Many compact refrigerator models are notorious for having small freezer sections. Students may want to economize on food by using frozen entrees, but the typical dorm fridge works against them. There may be a very small ledge attached to the ceiling which serves as the freezer section. There is room for perhaps one tray of ice cubes or one frozen dinner. When shopping for a quality compact refrigerator, look for one with an expanded freezer section and a working thermostat. This may not be a consideration if you only plan to store beverages or snacks, but you'll want significant freezer space while living in a dorm.
Another thing to consider when buying a compact refrigerator is portability. The traditional dorm fridge is rarely heavier than a microwave oven or TV set, but other models can require some serious muscle to maneuver up steps or through doors. The heaviest part of a compact refrigerator is the compressor needed to freeze the refrigerant.
The more powerful a refrigerator is, the heavier its compressor will be. There is also a metal grid which serves to dissipate the heat generated by the refrigerant. These elements can make a compact refrigerator a little bulky and difficult to carry. You may want to try picking it up at the store to get an idea of what you may need to do once you get it home.
A compact refrigerator may also need a companion compact chest freezer for additional frozen food storage. Look for a small freezer that could be stacked on top of the compact refrigerator or stored nearby.
When purchasing a compact refrigerator, also make sure to check the warranty and availability of the parts. We have had several that lasted a little over a year and no parts were made to repair the unit so they ended up in the trash.
When you go to buy a compact refrigerator check on the label and see if it says how cold it gets. I was surprised at how difficult it was to keep ours cold after we purchased it. We noticed later that it said its temperature range on the tag.
It is more expensive to get a compact refrigerator with better insulation and a colder temperature, but if you don't want your food spoiling I would splurge on it.
The only reason I could see someone getting a cheap compact refrigerator would be if they were just storing cola or some fruit.

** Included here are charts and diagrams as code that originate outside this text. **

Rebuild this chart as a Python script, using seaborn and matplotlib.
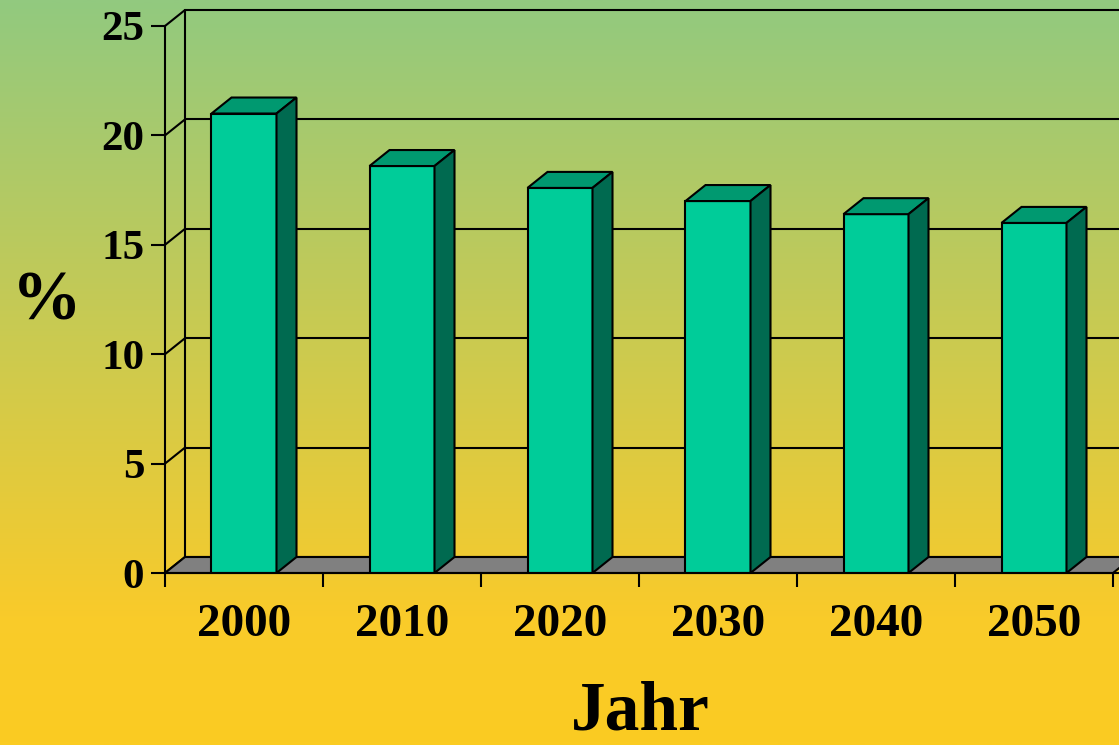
import numpy as np
import pandas as pd
import matplotlib
matplotlib.use('Agg')
import matplotlib.pyplot as plt
import seaborn as sns
from matplotlib.patches import Polygon
from matplotlib.colors import LinearSegmentedColormap

# 데이터
years = ['2000', '2010', '2020', '2030', '2040', '2050']
values = [21.0, 18.6, 17.6, 17.0, 16.4, 16.0]
yticks = [0, 5, 10, 15, 20, 25]

df = pd.DataFrame({'Jahr': years, 'pct': values})

sns.set_style('white')
plt.rcParams['font.family'] = ['Liberation Serif', 'DejaVu Serif']
plt.rcParams['text.color'] = 'black'
plt.rcParams['xtick.color'] = 'black'
plt.rcParams['ytick.color'] = 'black'

W, H = 1119, 745
fig = plt.figure(figsize=(W / 100, H / 100), dpi=100)

# 배경 그라데이션 (위 초록 -> 아래 노랑)
bg = fig.add_axes([0, 0, 1, 1], zorder=-10)
cmap = LinearSegmentedColormap.from_list(
    'bg', [(0, '#92C97F'), (0.83, '#F9CB2A'), (1, '#FBCC22')])
grad = np.linspace(0, 1, 400).reshape(-1, 1)
bg.imshow(grad, aspect='auto', cmap=cmap, extent=[0, 1, 0, 1], origin='upper')
bg.axis('off')

# 픽셀 기준 좌표 계산
x_left = 165      # 앞쪽 y축 위치
cat_w = 158       # 카테고리 폭 (px)
y0 = 573          # 0 위치 (위에서부터 px)
py_unit = 21.88   # 1% 당 px
depth_px = (20, 16)

xmax = -0.5 + (W - x_left) / cat_w
ytop = (y0 - 8) / py_unit
ax = fig.add_axes([x_left / W, (H - y0) / H, 1 - x_left / W, (y0 - 8) / H])
ax.set_facecolor('none')
ax.set_xlim(-0.5, xmax)
ax.set_ylim(0, ytop)

dx = depth_px[0] / cat_w
dy = depth_px[1] / py_unit
bw = 65 / cat_w

# 뒷벽 격자선과 왼쪽 벽
for v in yticks:
    ax.plot([-0.5 + dx, xmax + 1], [v + dy, v + dy], color='black', lw=1.5, zorder=1, clip_on=False)
    ax.plot([-0.5, -0.5 + dx], [v, v + dy], color='black', lw=1.5, zorder=1, clip_on=False)
ax.plot([-0.5 + dx, -0.5 + dx], [dy, 25 + dy], color='black', lw=1.5, zorder=1, clip_on=False)

# 바닥
ax.add_patch(Polygon([(-0.5, 0), (-0.5 + dx, dy), (5.5 + dx, dy), (5.5, 0)],
                     closed=True, facecolor='#808080', edgecolor='black', lw=1.5,
                     zorder=2, clip_on=False))

# 막대 앞면
sns.barplot(data=df, x='Jahr', y='pct', width=bw, color='#00CC99', saturation=1,
            edgecolor='black', linewidth=1.5, ax=ax, zorder=4)

# 막대 윗면, 옆면
for i, h in enumerate(values):
    x0, x1 = i - bw / 2, i + bw / 2
    ax.add_patch(Polygon([(x0, h), (x0 + dx, h + dy), (x1 + dx, h + dy), (x1, h)],
                         closed=True, facecolor='#009970', edgecolor='black', lw=1.5,
                         zorder=5, clip_on=False))
    ax.add_patch(Polygon([(x1, 0), (x1 + dx, dy), (x1 + dx, h + dy), (x1, h)],
                         closed=True, facecolor='#006A50', edgecolor='black', lw=1.5,
                         zorder=5, clip_on=False))

# 축 설정
ax.set_xlim(-0.5, xmax)
ax.set_ylim(0, ytop)
for s in ['top', 'right']:
    ax.spines[s].set_visible(False)
ax.spines['left'].set_bounds(0, 25)
ax.spines['bottom'].set_bounds(-0.5, xmax)
for s in ['left', 'bottom']:
    ax.spines[s].set_linewidth(1.5)
    ax.spines[s].set_color('black')
    ax.spines[s].set_zorder(6)

ax.set_yticks(yticks)
ax.set_yticklabels([str(v) for v in yticks], fontsize=31, fontweight='bold', color='black')
ax.tick_params(axis='y', direction='out', length=10, width=1.5, pad=5, left=True)
ax.set_xticks(range(len(years)))
ax.set_xticklabels(years, fontsize=34, fontweight='bold', color='black')
ax.set_xticks(np.arange(-0.5, 6, 1), minor=True)
ax.tick_params(axis='x', which='major', length=0, pad=22)
ax.tick_params(axis='x', which='minor', direction='out', length=10, width=1.5, bottom=True)

ax.set_xlabel('')
ax.set_ylabel('')
fig.text(640 / W, 1 - 729 / H, 'Jahr', fontsize=50, fontweight='bold', ha='center',
         va='baseline', color='black')
fig.text(47 / W, 1 - 302 / H, '%', fontsize=50, fontweight='bold', ha='center',
         va='center', color='black')

fig.savefig('out.png', dpi=100)
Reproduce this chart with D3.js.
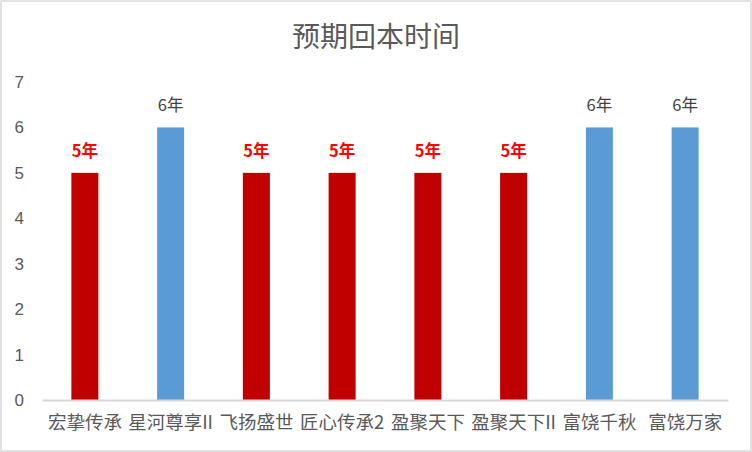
<!DOCTYPE html>
<html><head><meta charset="utf-8">
<script src="https://cdn.jsdelivr.net/npm/d3@7"></script>
<style>body{margin:0;background:#fff}svg{display:block}</style>
</head><body>
<script>
const categories = ["宏挚传承","星河尊享II","飞扬盛世","匠心传承2","盈聚天下","盈聚天下II","富饶千秋","富饶万家"];
const values = [5,6,5,5,5,5,6,6];
const barColors = ["#C00000","#5B9BD5","#C00000","#C00000","#C00000","#C00000","#5B9BD5","#5B9BD5"];
const labelTexts = ["5年","6年","5年","5年","5年","5年","6年","6年"];
const yTicks = [0,1,2,3,4,5,6,7];
const title = "预期回本时间";

const W = 752, H = 452;
const margin = {left: 42, right: 24, top: 82, bottom: 52};
const svg = d3.select("body").append("svg").attr("width", W).attr("height", H);
svg.append("rect").attr("x",1).attr("y",1).attr("width",W-2).attr("height",H-2)
  .attr("fill","#fff").attr("stroke","#D9D9D9").attr("stroke-width",1.5);

const font = "'Noto Sans CJK SC','Noto Sans',sans-serif";
const x = d3.scaleBand().domain(categories).range([margin.left, W - margin.right]).paddingInner(0.685).paddingOuter(0.3425);
const y = d3.scaleLinear().domain([0,7]).range([H - margin.bottom, margin.top]);

svg.append("text").attr("x", 376).attr("y", 47).attr("text-anchor","middle")
  .attr("font-family", font).attr("font-size", 28).attr("fill","#595959").text(title);

// y axis labels
const ya = svg.append("g").attr("transform",`translate(${margin.left},0)`)
  .call(d3.axisLeft(y).tickValues(yTicks).tickFormat(d3.format("d")).tickSize(0).tickPadding(18));
ya.select(".domain").remove();
ya.selectAll("text").attr("font-family","'Liberation Sans','Noto Sans',sans-serif").attr("font-size",17).attr("fill","#595959");

// bars
svg.selectAll("rect.bar").data(categories).join("rect").attr("class","bar")
  .attr("x", d => x(d)).attr("width", x.bandwidth())
  .attr("y", (d,i) => y(values[i])).attr("height", (d,i) => y(0) - y(values[i]))
  .attr("fill", (d,i) => barColors[i]);

// x axis
const xa = svg.append("g").attr("transform",`translate(0,${y(0)})`)
  .call(d3.axisBottom(x).tickSize(0).tickPadding(16));
xa.select(".domain").attr("stroke","#D9D9D9").attr("stroke-width",2);
xa.selectAll("text").attr("font-family", font).attr("font-size",18.5).attr("fill","#595959");

// data labels
svg.selectAll("text.lbl").data(categories).join("text").attr("class","lbl")
  .attr("x", d => x(d) + x.bandwidth()/2).attr("y", (d,i) => y(values[i]) - 16)
  .attr("text-anchor","middle").attr("font-family", font).attr("font-size",16.5)
  .attr("font-weight",(d,i) => values[i]===5 ? "bold" : "normal")
  .attr("fill",(d,i) => values[i]===5 ? "#FF0000" : "#404040")
  .text((d,i) => labelTexts[i]);
</script>
</body></html>
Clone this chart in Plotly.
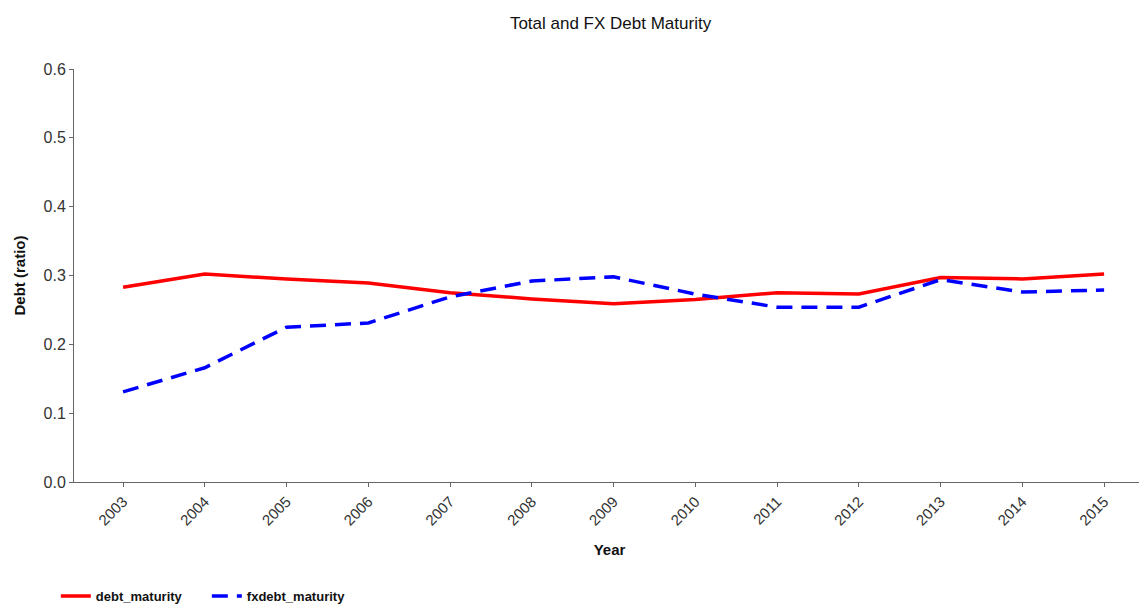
import plotly.graph_objects as go

years = [2003, 2004, 2005, 2006, 2007, 2008, 2009, 2010, 2011, 2012, 2013, 2014, 2015]
debt_maturity = [0.283, 0.302, 0.295, 0.289, 0.275, 0.266, 0.259, 0.265, 0.275, 0.273, 0.297, 0.295, 0.302]
fxdebt_maturity = [0.131, 0.166, 0.225, 0.231, 0.269, 0.292, 0.298, 0.273, 0.254, 0.254, 0.294, 0.276, 0.279]

FONT = "Liberation Sans, Arial, sans-serif"

fig = go.Figure()
fig.add_trace(go.Scatter(
    x=years, y=debt_maturity, name="debt_maturity", mode="lines",
    line={"color": "#ff0000", "width": 3.5},
))
fig.add_trace(go.Scatter(
    x=years, y=fxdebt_maturity, name="fxdebt_maturity", mode="lines",
    line={"color": "#0000ff", "width": 3.5, "dash": "16px,9px"},
))

# page body adds an 8px offset top/left, so the figure is sized to end at the window edge
fig.update_layout(
    width=1139,
    height=597,
    template="plotly_white",
    plot_bgcolor="white",
    paper_bgcolor="white",
    font={"family": FONT, "color": "#222"},
    title={"text": "Total and FX Debt Maturity", "x": 0.529, "xanchor": "center",
           "y": 0.975, "yanchor": "middle", "font": {"size": 17, "color": "#111"}},
    margin={"l": 66, "r": 2, "t": 61, "b": 123},
    showlegend=True,
    legend={"orientation": "h", "xref": "container", "x": 0.042, "xanchor": "left",
            "yref": "container", "y": 0.015, "yanchor": "middle",
            "font": {"size": 13, "family": FONT, "weight": "bold", "color": "#111"},
            "itemwidth": 30, "entrywidth": 106, "tracegroupgap": 0},
)
fig.update_xaxes(
    range=[2002.4, 2015.5],
    tickmode="array", tickvals=years, ticktext=[str(y) for y in years],
    tickangle=-45, tickfont={"size": 15, "color": "#333"},
    showgrid=False, zeroline=False,
    showline=True, linecolor="#666", linewidth=1,
    ticks="outside", ticklen=4, tickcolor="#666",
    title={"text": "<b>Year</b>", "font": {"size": 15, "color": "#111"}, "standoff": 16},
)
fig.update_yaxes(
    range=[0, 0.6], dtick=0.1, tickformat=".1f",
    tickfont={"size": 16, "color": "#333"},
    showgrid=False, zeroline=False,
    showline=True, linecolor="#666", linewidth=1,
    ticks="outside", ticklen=4, tickcolor="#666",
    title={"text": "<b>Debt (ratio)</b>", "font": {"size": 15, "color": "#111"}, "standoff": 14},
)

fig.write_html("out.html")
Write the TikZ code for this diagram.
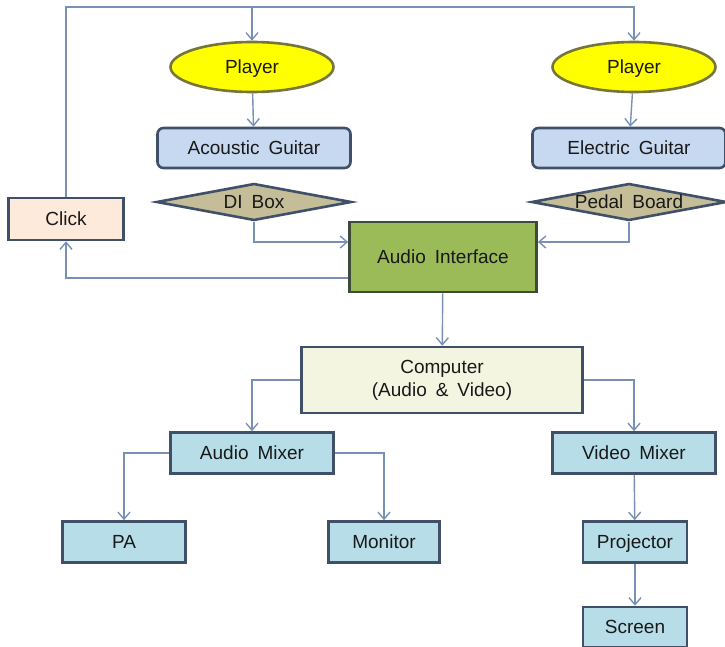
\documentclass[tikz,border=0pt]{standalone}
\usepackage{fontspec}
\setmainfont{Liberation Sans}
\usetikzlibrary{shapes.geometric,arrows.meta,positioning}

\definecolor{arrowc}{HTML}{7890B5}
\definecolor{edgec}{HTML}{3F5068}
\definecolor{playerc}{HTML}{FFFF00}
\definecolor{playeredge}{HTML}{76763A}
\definecolor{guitarc}{HTML}{C6D9F1}
\definecolor{boxc}{HTML}{C4BD97}
\definecolor{clickc}{HTML}{FDEADA}
\definecolor{interfacec}{HTML}{9BBB59}
\definecolor{interfaceedge}{HTML}{3E4B3A}
\definecolor{computerc}{HTML}{F3F5E1}
\definecolor{mixerc}{HTML}{B7DEE8}

\newcommand\diagfont{\fontsize{19}{23}\selectfont\spaceskip=9pt plus 2pt\relax}

\begin{document}
\begin{tikzpicture}[x=1pt,y=-1pt,->,>={Straight Barb[length=7pt,width=12pt]},
  line width=1.4pt,
  every node/.style={font=\diagfont,text=black!90,line width=2.6pt,draw=edgec,inner sep=0pt,
    text height=14pt,text depth=0.5pt},
  player/.style={ellipse,fill=playerc,draw=playeredge,minimum width=163pt,minimum height=50pt},
  guitar/.style={rectangle,rounded corners=6pt,fill=guitarc,minimum width=193pt,minimum height=40pt},
  effect/.style={diamond,aspect=5.3,fill=boxc,minimum width=195pt,minimum height=37pt},
  unit/.style={rectangle,fill=mixerc,minimum height=41pt}]

  \useasboundingbox (0,0) rectangle (725,647);

  % players and instruments
  \node[player]  (p1) at (252,67)  {Player};
  \node[player]  (p2) at (634,67)  {Player};
  \node[guitar]  (ag) at (254,148) {Acoustic Guitar};
  \node[guitar]  (eg) at (629,148) {Electric Guitar};
  \node[effect]  (di) at (254,202) {DI Box};
  \node[effect]  (pb) at (629,202) {Pedal Board};
  \node[rectangle,fill=clickc,minimum width=115pt,minimum height=42pt] (click) at (66,219) {Click};
  \node[rectangle,fill=interfacec,draw=interfaceedge,minimum width=187pt,minimum height=70pt] (ai) at (443,257) {Audio Interface};

  % outputs
  \node[rectangle,fill=computerc,minimum width=281pt,minimum height=66pt,align=center,
    text height=,text depth=] (comp) at (442,380) {Computer\\(Audio \& Video)};
  \node[unit,minimum width=163pt] (amix) at (252,453) {Audio Mixer};
  \node[unit,minimum width=163pt] (vmix) at (634,453) {Video Mixer};
  \node[unit,minimum width=123pt] (pa)   at (124,542) {PA};
  \node[unit,minimum width=111pt] (mon)  at (384,542) {Monitor};
  \node[unit,minimum width=104pt] (proj) at (635,542) {Projector};
  \node[unit,minimum width=104pt,minimum height=40pt] (scr) at (635,627) {Screen};

  \coordinate (top) at (252,7);

  \begin{scope}[draw=arrowc]
  \draw[-] (click.north) |- (top);
  \draw (top) -| (p2.north);
  \draw (top) -- (p1.north);
  \draw (p1) -- (ag);
  \draw (p2) -- (eg);
  \draw (di.south) |- ([yshift=15pt]ai.west);
  \draw (pb.south) |- ([yshift=15pt]ai.east);
  \draw ([yshift=-21pt]ai.west) -| (click.south);
  \draw (ai) -- (comp);
  \draw (comp.west) -| (amix.north);
  \draw (comp.east) -| (vmix.north);
  \draw (amix.west) -| (pa.north);
  \draw (amix.east) -| (mon.north);
  \draw (vmix) -- (proj);
  \draw (proj) -- (scr);
  \end{scope}
\end{tikzpicture}
\end{document}
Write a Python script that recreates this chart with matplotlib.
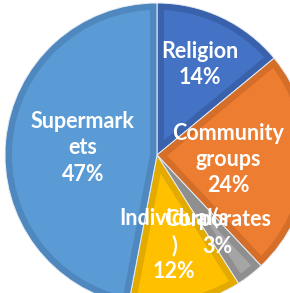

If you are considering buying a compact refrigerator, check to see if it comes with a frost-free icebox or not.
When I was in college I made the mistake of not cleaning my icebox, expecting it to not be a problem, and ended up having a small glacier form and emerge from my refrigerator.
It made a terrible mess and melted all over my dorm. It cost me quite a bit of money to have the damage to the wood furniture fixed.
Having a frost-free feature on something small can certainly make life easier. I figure it may cost a little more, but at least it saves you doing one more chore.